Artificial Intelligence (AI) is back in the news after the United States Equal Employment Opportunity Commission (EEOC) sued an online tutoring company for alleged discrimination in violation of the Age Discrimination in Employment Act (ADEA). According to the EEOC’s complaint, the employer programmed its job application software to automatically reject female applicants over the age of 55 and male applicants over the age of 60. The EEOC alleged that one of the class action plaintiffs applied for a tutor job and was “immediately rejected because she was over the age of 55.” The complaint further stated that the next day, the applicant “applied using a more recent date of birth and otherwise identical information and was offered an interview.” Of particular note, the EEOC alleged that the employer’s online application specifically “solicited the birthdates of applicants,” which is not something that a company would normally require in a job application. 

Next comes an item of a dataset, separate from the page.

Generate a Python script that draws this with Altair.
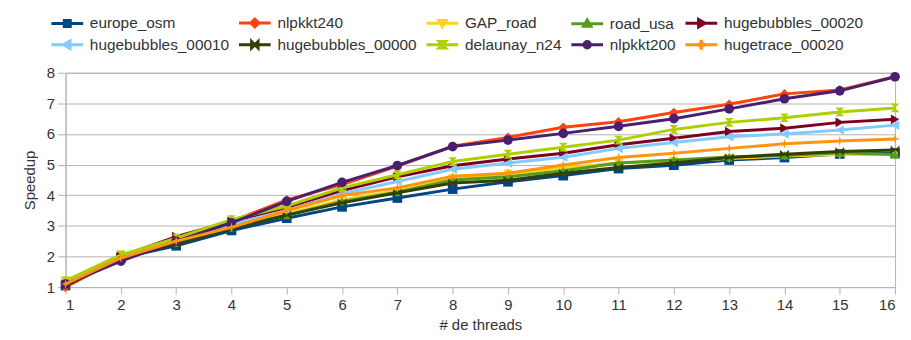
import altair as alt
import pandas as pd

threads = list(range(1, 17))

series_names = [
    "europe_osm", "nlpkkt240", "GAP_road", "road_usa", "hugebubbles_00020",
    "hugebubbles_00010", "hugebubbles_00000", "delaunay_n24", "nlpkkt200", "hugetrace_00020",
]
colors = ["#004586", "#ff420e", "#ffd320", "#579d1c", "#7e0021",
          "#83caff", "#314004", "#aecf00", "#4b1f6f", "#ff950e"]

europe_osm = [1.05, 1.95, 2.35, 2.85, 3.25, 3.62, 3.91, 4.20, 4.44, 4.64, 4.87, 4.98, 5.15, 5.23, 5.35, 5.38]
nlpkkt240 = [1.00, 1.95, 2.55, 3.15, 3.85, 4.35, 4.95, 5.60, 5.89, 6.22, 6.40, 6.70, 6.97, 7.31, 7.44, 7.87]
GAP_road = [1.20, 2.05, 2.45, 2.95, 3.40, 3.85, 4.15, 4.55, 4.70, 4.90, 5.05, 5.12, 5.20, 5.28, 5.33, 5.33]
road_usa = [1.15, 2.05, 2.45, 2.95, 3.35, 3.80, 4.10, 4.50, 4.60, 4.80, 5.05, 5.15, 5.25, 5.30, 5.39, 5.33]
hugebubbles_00020 = [1.10, 2.00, 2.65, 3.15, 3.60, 4.15, 4.60, 4.96, 5.18, 5.37, 5.65, 5.86, 6.08, 6.19, 6.38, 6.48]
hugebubbles_00010 = [1.10, 2.00, 2.55, 3.05, 3.50, 4.05, 4.45, 4.85, 5.05, 5.24, 5.53, 5.72, 5.91, 6.00, 6.13, 6.29]
hugebubbles_00000 = [1.05, 1.95, 2.40, 2.90, 3.35, 3.75, 4.08, 4.40, 4.49, 4.72, 4.91, 5.05, 5.23, 5.34, 5.43, 5.48]
delaunay_n24 = [1.20, 2.05, 2.60, 3.20, 3.65, 4.24, 4.67, 5.10, 5.34, 5.57, 5.80, 6.15, 6.38, 6.53, 6.72, 6.85]
nlpkkt200 = [1.10, 1.85, 2.50, 3.10, 3.80, 4.42, 4.97, 5.59, 5.80, 6.02, 6.25, 6.50, 6.82, 7.15, 7.41, 7.87]
hugetrace_00020 = [1.10, 1.95, 2.50, 2.95, 3.50, 3.99, 4.24, 4.62, 4.72, 4.99, 5.23, 5.37, 5.53, 5.68, 5.77, 5.84]

values = [europe_osm, nlpkkt240, GAP_road, road_usa, hugebubbles_00020,
          hugebubbles_00010, hugebubbles_00000, delaunay_n24, nlpkkt200, hugetrace_00020]

# plot marker shapes (unit square -1..1)
plot_shapes = [
    "square", "diamond", "triangle-down", "triangle-up", "triangle-right",
    "triangle-left",
    "M-0.9,-0.9L0.9,0.9L0.9,-0.9L-0.9,0.9Z",
    "M-0.9,-0.9L0.9,-0.9L-0.9,0.9L0.9,0.9Z",
    "circle",
    "M0,-1L0.22,-0.22L1,0L0.22,0.22L0,1L-0.22,0.22L-1,0L-0.22,-0.22Z",
]

# legend symbols: a line segment with the marker in the middle
LINE = "M-3.2,0L3.2,0 "
legend_markers = [
    "M-0.6,-0.6L0.6,-0.6L0.6,0.6L-0.6,0.6Z",
    "M0,-0.8L0.8,0L0,0.8L-0.8,0Z",
    "M-0.75,-0.55L0.75,-0.55L0,0.75Z",
    "M-0.75,0.55L0.75,0.55L0,-0.75Z",
    "M-0.55,-0.75L0.75,0L-0.55,0.75Z",
    "M0.55,-0.75L-0.75,0L0.55,0.75Z",
    "M-0.65,-0.65L0.65,0.65L0.65,-0.65L-0.65,0.65Z",
    "M-0.65,-0.65L0.65,-0.65L-0.65,0.65L0.65,0.65Z",
    "M-0.65,0A0.65,0.65 0 1,0 0.65,0A0.65,0.65 0 1,0 -0.65,0Z",
    "M0,-0.95L0.18,-0.18L0.95,0L0.18,0.18L0,0.95L-0.18,0.18L-0.95,0L-0.18,-0.18Z",
]
legend_shapes = [LINE + m for m in legend_markers]

rows = []
for name, vals in zip(series_names, values):
    for t, v in zip(threads, vals):
        rows.append({"series": name, "threads": t, "speedup": v})
df = pd.DataFrame(rows)

FONT = "Liberation Sans"
GRID = "#b3b3b3"
TXT = "#333333"

x_enc = alt.X("threads:Q",
              scale=alt.Scale(domain=[1, 16], nice=False, zero=False),
              axis=alt.Axis(values=threads, grid=False, title="# de threads",
                            tickSize=7, tickColor=GRID, domainColor=GRID,
                            labelFontSize=15, labelColor=TXT, labelFont=FONT,
                            labelPadding=4, titleFontSize=15, titleColor=TXT,
                            titleFont=FONT, titleFontWeight="normal", titlePadding=5))
y_enc = alt.Y("speedup:Q",
              scale=alt.Scale(domain=[1, 8], nice=False, zero=False),
              axis=alt.Axis(values=list(range(1, 9)), grid=True, gridColor=GRID,
                            title="Speedup", tickSize=8, tickColor=GRID,
                            domainColor=GRID, labelFontSize=15, labelColor=TXT,
                            labelFont=FONT, labelPadding=3, titleFontSize=15,
                            titleColor=TXT, titleFont=FONT,
                            titleFontWeight="normal", titlePadding=9))

layers = []
for i, name in enumerate(series_names):
    sub = df[df.series == name]
    base = alt.Chart(sub)
    line = base.mark_line(strokeWidth=3, color=colors[i]).encode(x=x_enc, y=y_enc)
    pts = base.mark_point(filled=True, opacity=1, size=95, color=colors[i],
                          shape=plot_shapes[i]).encode(x=x_enc, y=y_enc)
    layers += [line, pts]

legend_df = pd.DataFrame({"series": series_names, "threads": [1] * 10, "speedup": [1] * 10})
legend_layer = alt.Chart(legend_df).transform_filter("false").mark_point(filled=True).encode(
    x=x_enc, y=y_enc,
    fill=alt.Fill("series:N", scale=alt.Scale(domain=series_names, range=colors),
                  legend=alt.Legend(title=None)),
    stroke=alt.Stroke("series:N", scale=alt.Scale(domain=series_names, range=colors),
                      legend=alt.Legend(title=None)),
    shape=alt.Shape("series:N", scale=alt.Scale(domain=series_names, range=legend_shapes),
                    legend=alt.Legend(title=None)),
)

chart = alt.layer(*layers, legend_layer).properties(
    width=836, height=216,
    padding={"left": 58, "top": 64, "right": 8, "bottom": 44},
    autosize=alt.AutoSizeParams(type="none"),
).configure_view(stroke=GRID).configure_legend(
    orient="none", legendX=-6, legendY=-58, columns=5, direction="horizontal",
    symbolSize=100, symbolStrokeWidth=3, symbolOpacity=1,
    labelFontSize=15.5, labelFont=FONT, labelColor=TXT, labelOffset=15,
    columnPadding=3, rowPadding=1, padding=0,
)

chart.save("out.html", embed_options={"renderer": "svg", "actions": False})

The employer and government watchdog ultimately entered into a consent decree, where the company agreed to pay $365,000 to “certain tutor applicants” who were allegedly rejected because of their age. Once entered by the judge, this consent decree will conclude the first of what will likely be several more EEOC-initiated AI discrimination-in-hiring lawsuits. Employers can also expect private plaintiff’s firms to be on the prowl for such lawsuits, which could be brought on an individual or class action basis. 

On July 14, 2023, we reported on the EEOC’s Guidance on Potential Discriminatory Impact of Artificial Intelligence, which we viewed as a strong indication that the EEOC is serious about its mission to hold employers accountable for their use of AI software in employment practices. Employers should consult an attorney who is knowledgeable on these issues prior to using AI in the workplace.